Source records
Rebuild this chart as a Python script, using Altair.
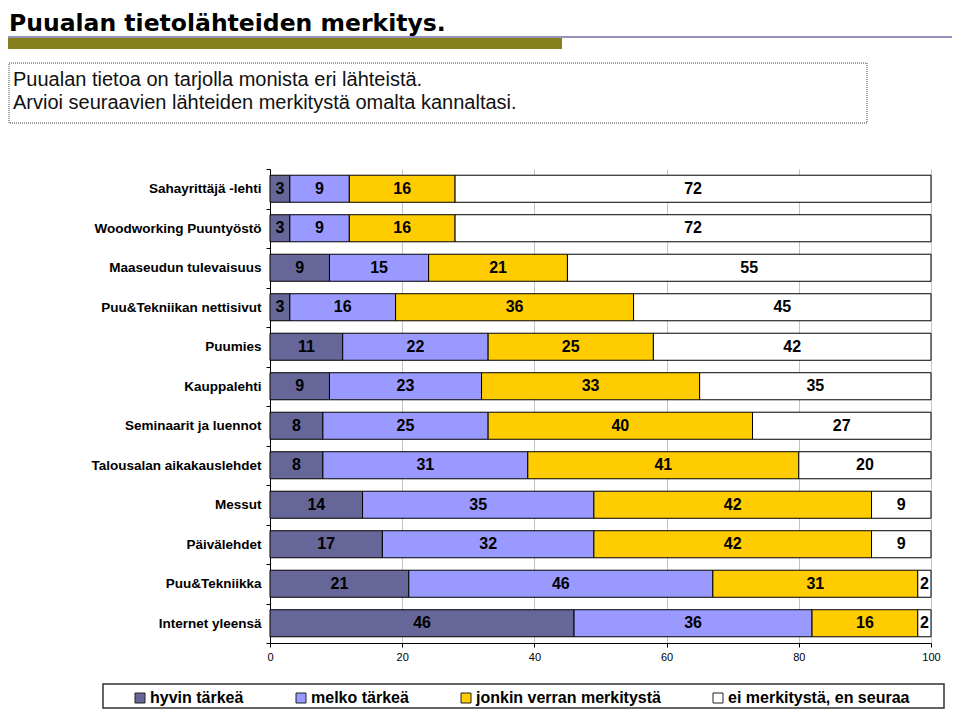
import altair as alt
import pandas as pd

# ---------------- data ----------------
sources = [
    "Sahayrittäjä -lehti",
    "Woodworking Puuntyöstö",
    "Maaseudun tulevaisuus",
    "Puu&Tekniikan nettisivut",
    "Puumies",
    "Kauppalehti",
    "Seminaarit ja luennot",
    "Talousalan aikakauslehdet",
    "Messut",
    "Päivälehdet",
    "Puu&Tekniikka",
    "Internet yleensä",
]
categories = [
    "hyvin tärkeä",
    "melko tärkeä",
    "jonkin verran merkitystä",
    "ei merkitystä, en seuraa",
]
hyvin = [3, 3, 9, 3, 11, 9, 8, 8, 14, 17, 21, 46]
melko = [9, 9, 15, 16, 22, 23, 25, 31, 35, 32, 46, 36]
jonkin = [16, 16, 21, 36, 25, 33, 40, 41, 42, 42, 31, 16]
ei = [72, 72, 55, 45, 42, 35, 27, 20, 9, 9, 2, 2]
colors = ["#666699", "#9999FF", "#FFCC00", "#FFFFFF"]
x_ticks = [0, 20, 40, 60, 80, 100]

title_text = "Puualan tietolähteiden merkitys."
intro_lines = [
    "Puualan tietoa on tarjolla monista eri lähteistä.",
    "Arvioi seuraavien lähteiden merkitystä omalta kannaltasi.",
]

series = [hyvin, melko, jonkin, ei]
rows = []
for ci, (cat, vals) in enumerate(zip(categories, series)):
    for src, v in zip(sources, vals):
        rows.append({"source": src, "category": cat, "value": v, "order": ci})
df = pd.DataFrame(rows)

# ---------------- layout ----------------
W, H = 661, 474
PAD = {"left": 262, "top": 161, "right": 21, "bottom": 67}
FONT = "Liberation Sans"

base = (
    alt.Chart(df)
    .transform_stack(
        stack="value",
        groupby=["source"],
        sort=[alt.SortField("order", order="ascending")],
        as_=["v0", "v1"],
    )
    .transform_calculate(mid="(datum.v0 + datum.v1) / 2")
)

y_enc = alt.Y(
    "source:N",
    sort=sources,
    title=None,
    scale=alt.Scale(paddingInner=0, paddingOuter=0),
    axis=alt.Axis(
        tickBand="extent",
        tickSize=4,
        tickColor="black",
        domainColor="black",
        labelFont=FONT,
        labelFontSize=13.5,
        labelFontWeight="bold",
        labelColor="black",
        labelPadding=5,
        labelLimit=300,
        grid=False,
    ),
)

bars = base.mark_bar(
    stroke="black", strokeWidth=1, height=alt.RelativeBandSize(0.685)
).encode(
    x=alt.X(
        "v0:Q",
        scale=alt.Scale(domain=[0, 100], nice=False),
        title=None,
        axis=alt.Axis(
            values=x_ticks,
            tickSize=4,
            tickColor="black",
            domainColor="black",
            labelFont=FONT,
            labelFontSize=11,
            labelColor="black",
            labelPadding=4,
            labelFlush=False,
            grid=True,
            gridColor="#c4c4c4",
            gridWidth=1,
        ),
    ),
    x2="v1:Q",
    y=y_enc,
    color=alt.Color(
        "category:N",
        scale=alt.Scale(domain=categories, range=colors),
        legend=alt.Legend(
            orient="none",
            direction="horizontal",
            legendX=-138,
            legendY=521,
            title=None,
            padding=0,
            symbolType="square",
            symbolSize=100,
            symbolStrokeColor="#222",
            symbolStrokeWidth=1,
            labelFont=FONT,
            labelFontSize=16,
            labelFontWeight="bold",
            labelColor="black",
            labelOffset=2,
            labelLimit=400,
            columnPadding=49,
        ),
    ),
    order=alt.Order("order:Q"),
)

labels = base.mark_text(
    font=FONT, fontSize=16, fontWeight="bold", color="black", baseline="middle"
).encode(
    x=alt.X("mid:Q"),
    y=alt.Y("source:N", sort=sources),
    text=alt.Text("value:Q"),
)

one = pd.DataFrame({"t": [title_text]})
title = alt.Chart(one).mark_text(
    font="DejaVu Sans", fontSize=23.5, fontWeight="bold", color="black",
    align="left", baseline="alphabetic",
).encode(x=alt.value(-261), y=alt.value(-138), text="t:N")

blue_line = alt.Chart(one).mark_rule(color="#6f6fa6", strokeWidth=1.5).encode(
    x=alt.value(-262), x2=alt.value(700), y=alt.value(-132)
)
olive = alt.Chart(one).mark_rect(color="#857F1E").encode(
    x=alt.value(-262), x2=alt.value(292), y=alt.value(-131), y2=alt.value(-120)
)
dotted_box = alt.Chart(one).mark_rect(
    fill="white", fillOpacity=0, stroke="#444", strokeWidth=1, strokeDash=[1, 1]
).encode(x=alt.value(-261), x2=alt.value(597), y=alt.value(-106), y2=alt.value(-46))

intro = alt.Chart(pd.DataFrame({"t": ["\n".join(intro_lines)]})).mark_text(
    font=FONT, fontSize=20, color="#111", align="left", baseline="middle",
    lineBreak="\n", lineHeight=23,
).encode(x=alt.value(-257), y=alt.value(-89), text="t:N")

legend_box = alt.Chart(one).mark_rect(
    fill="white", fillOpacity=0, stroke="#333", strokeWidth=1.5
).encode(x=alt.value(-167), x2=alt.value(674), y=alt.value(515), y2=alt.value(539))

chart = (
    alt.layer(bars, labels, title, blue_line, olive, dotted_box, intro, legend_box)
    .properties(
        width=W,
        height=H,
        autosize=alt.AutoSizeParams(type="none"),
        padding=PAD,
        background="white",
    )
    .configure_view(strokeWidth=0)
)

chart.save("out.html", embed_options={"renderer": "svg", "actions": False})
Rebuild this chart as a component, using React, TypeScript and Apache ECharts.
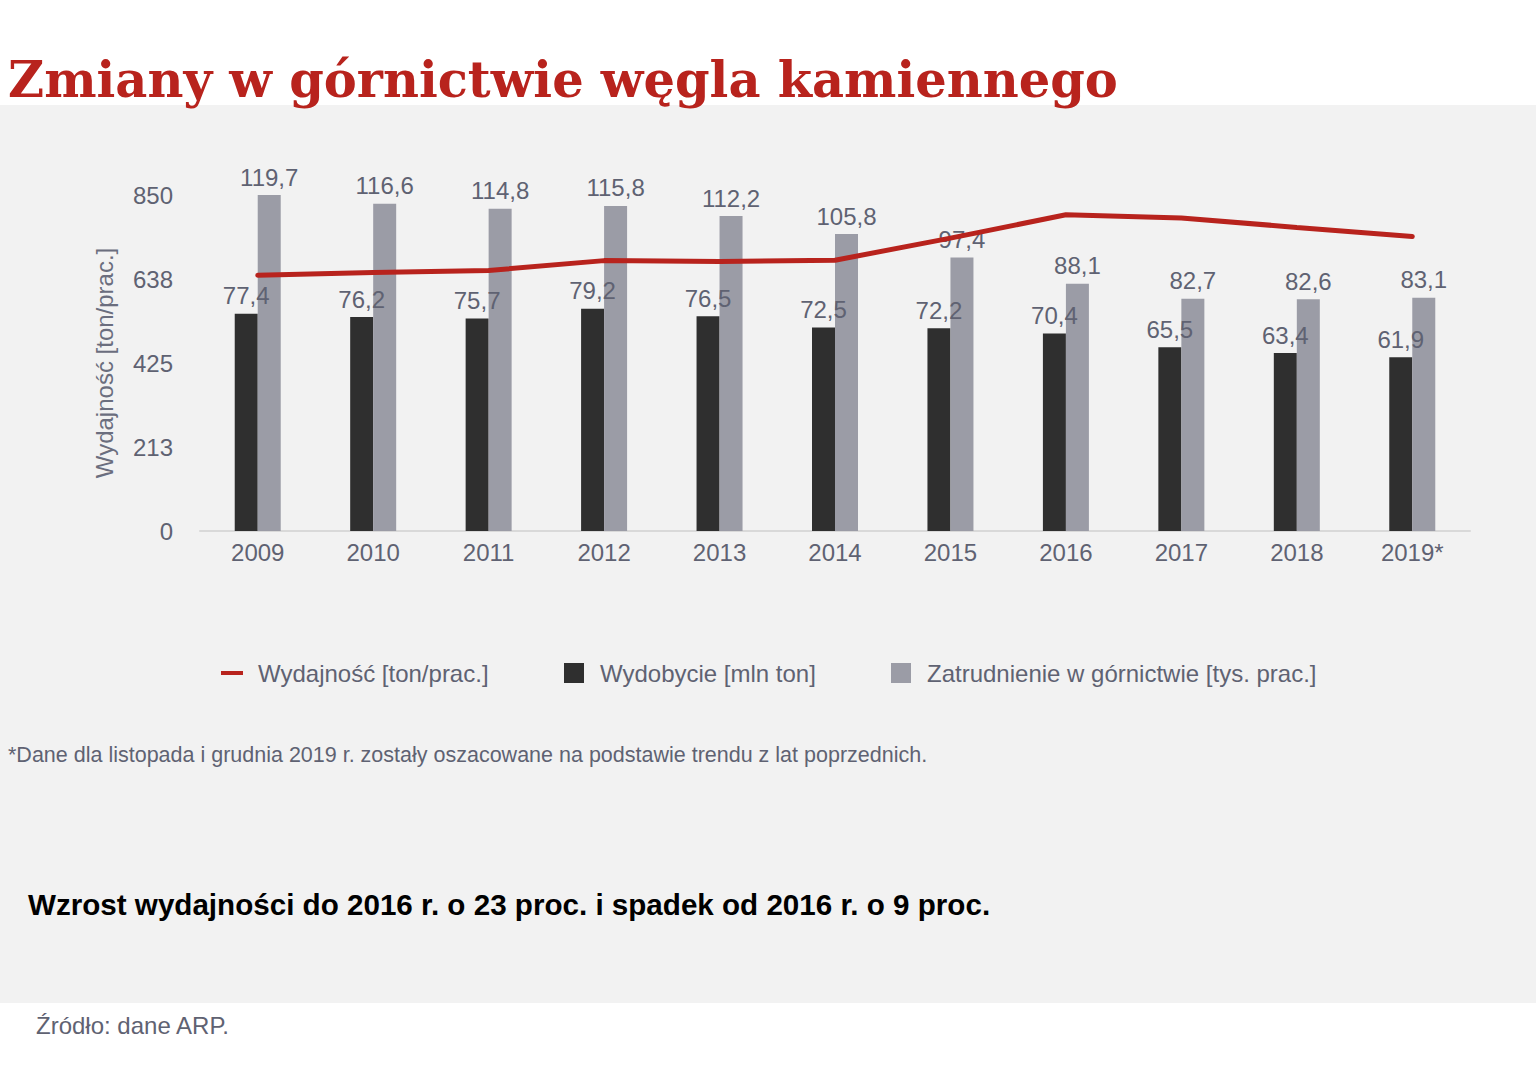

> Given request: Omit the pictures. Transcribe every record exactly.

> Final result:
Rebuild this chart as a Python script, using Altair.
import altair as alt
import pandas as pd

# ---------------- data ----------------
sources = [
    "Sahayrittäjä -lehti",
    "Woodworking Puuntyöstö",
    "Maaseudun tulevaisuus",
    "Puu&Tekniikan nettisivut",
    "Puumies",
    "Kauppalehti",
    "Seminaarit ja luennot",
    "Talousalan aikakauslehdet",
    "Messut",
    "Päivälehdet",
    "Puu&Tekniikka",
    "Internet yleensä",
]
categories = [
    "hyvin tärkeä",
    "melko tärkeä",
    "jonkin verran merkitystä",
    "ei merkitystä, en seuraa",
]
hyvin = [3, 3, 9, 3, 11, 9, 8, 8, 14, 17, 21, 46]
melko = [9, 9, 15, 16, 22, 23, 25, 31, 35, 32, 46, 36]
jonkin = [16, 16, 21, 36, 25, 33, 40, 41, 42, 42, 31, 16]
ei = [72, 72, 55, 45, 42, 35, 27, 20, 9, 9, 2, 2]
colors = ["#666699", "#9999FF", "#FFCC00", "#FFFFFF"]
x_ticks = [0, 20, 40, 60, 80, 100]

title_text = "Puualan tietolähteiden merkitys."
intro_lines = [
    "Puualan tietoa on tarjolla monista eri lähteistä.",
    "Arvioi seuraavien lähteiden merkitystä omalta kannaltasi.",
]

series = [hyvin, melko, jonkin, ei]
rows = []
for ci, (cat, vals) in enumerate(zip(categories, series)):
    for src, v in zip(sources, vals):
        rows.append({"source": src, "category": cat, "value": v, "order": ci})
df = pd.DataFrame(rows)

# ---------------- layout ----------------
W, H = 661, 474
PAD = {"left": 262, "top": 161, "right": 21, "bottom": 67}
FONT = "Liberation Sans"

base = (
    alt.Chart(df)
    .transform_stack(
        stack="value",
        groupby=["source"],
        sort=[alt.SortField("order", order="ascending")],
        as_=["v0", "v1"],
    )
    .transform_calculate(mid="(datum.v0 + datum.v1) / 2")
)

y_enc = alt.Y(
    "source:N",
    sort=sources,
    title=None,
    scale=alt.Scale(paddingInner=0, paddingOuter=0),
    axis=alt.Axis(
        tickBand="extent",
        tickSize=4,
        tickColor="black",
        domainColor="black",
        labelFont=FONT,
        labelFontSize=13.5,
        labelFontWeight="bold",
        labelColor="black",
        labelPadding=5,
        labelLimit=300,
        grid=False,
    ),
)

bars = base.mark_bar(
    stroke="black", strokeWidth=1, height=alt.RelativeBandSize(0.685)
).encode(
    x=alt.X(
        "v0:Q",
        scale=alt.Scale(domain=[0, 100], nice=False),
        title=None,
        axis=alt.Axis(
            values=x_ticks,
            tickSize=4,
            tickColor="black",
            domainColor="black",
            labelFont=FONT,
            labelFontSize=11,
            labelColor="black",
            labelPadding=4,
            labelFlush=False,
            grid=True,
            gridColor="#c4c4c4",
            gridWidth=1,
        ),
    ),
    x2="v1:Q",
    y=y_enc,
    color=alt.Color(
        "category:N",
        scale=alt.Scale(domain=categories, range=colors),
        legend=alt.Legend(
            orient="none",
            direction="horizontal",
            legendX=-138,
            legendY=521,
            title=None,
            padding=0,
            symbolType="square",
            symbolSize=100,
            symbolStrokeColor="#222",
            symbolStrokeWidth=1,
            labelFont=FONT,
            labelFontSize=16,
            labelFontWeight="bold",
            labelColor="black",
            labelOffset=2,
            labelLimit=400,
            columnPadding=49,
        ),
    ),
    order=alt.Order("order:Q"),
)

labels = base.mark_text(
    font=FONT, fontSize=16, fontWeight="bold", color="black", baseline="middle"
).encode(
    x=alt.X("mid:Q"),
    y=alt.Y("source:N", sort=sources),
    text=alt.Text("value:Q"),
)

one = pd.DataFrame({"t": [title_text]})
title = alt.Chart(one).mark_text(
    font="DejaVu Sans", fontSize=23.5, fontWeight="bold", color="black",
    align="left", baseline="alphabetic",
).encode(x=alt.value(-261), y=alt.value(-138), text="t:N")

blue_line = alt.Chart(one).mark_rule(color="#6f6fa6", strokeWidth=1.5).encode(
    x=alt.value(-262), x2=alt.value(700), y=alt.value(-132)
)
olive = alt.Chart(one).mark_rect(color="#857F1E").encode(
    x=alt.value(-262), x2=alt.value(292), y=alt.value(-131), y2=alt.value(-120)
)
dotted_box = alt.Chart(one).mark_rect(
    fill="white", fillOpacity=0, stroke="#444", strokeWidth=1, strokeDash=[1, 1]
).encode(x=alt.value(-261), x2=alt.value(597), y=alt.value(-106), y2=alt.value(-46))

intro = alt.Chart(pd.DataFrame({"t": ["\n".join(intro_lines)]})).mark_text(
    font=FONT, fontSize=20, color="#111", align="left", baseline="middle",
    lineBreak="\n", lineHeight=23,
).encode(x=alt.value(-257), y=alt.value(-89), text="t:N")

legend_box = alt.Chart(one).mark_rect(
    fill="white", fillOpacity=0, stroke="#333", strokeWidth=1.5
).encode(x=alt.value(-167), x2=alt.value(674), y=alt.value(515), y2=alt.value(539))

chart = (
    alt.layer(bars, labels, title, blue_line, olive, dotted_box, intro, legend_box)
    .properties(
        width=W,
        height=H,
        autosize=alt.AutoSizeParams(type="none"),
        padding=PAD,
        background="white",
    )
    .configure_view(strokeWidth=0)
)

chart.save("out.html", embed_options={"renderer": "svg", "actions": False})
Rebuild this chart as a component, using React, TypeScript and Apache ECharts.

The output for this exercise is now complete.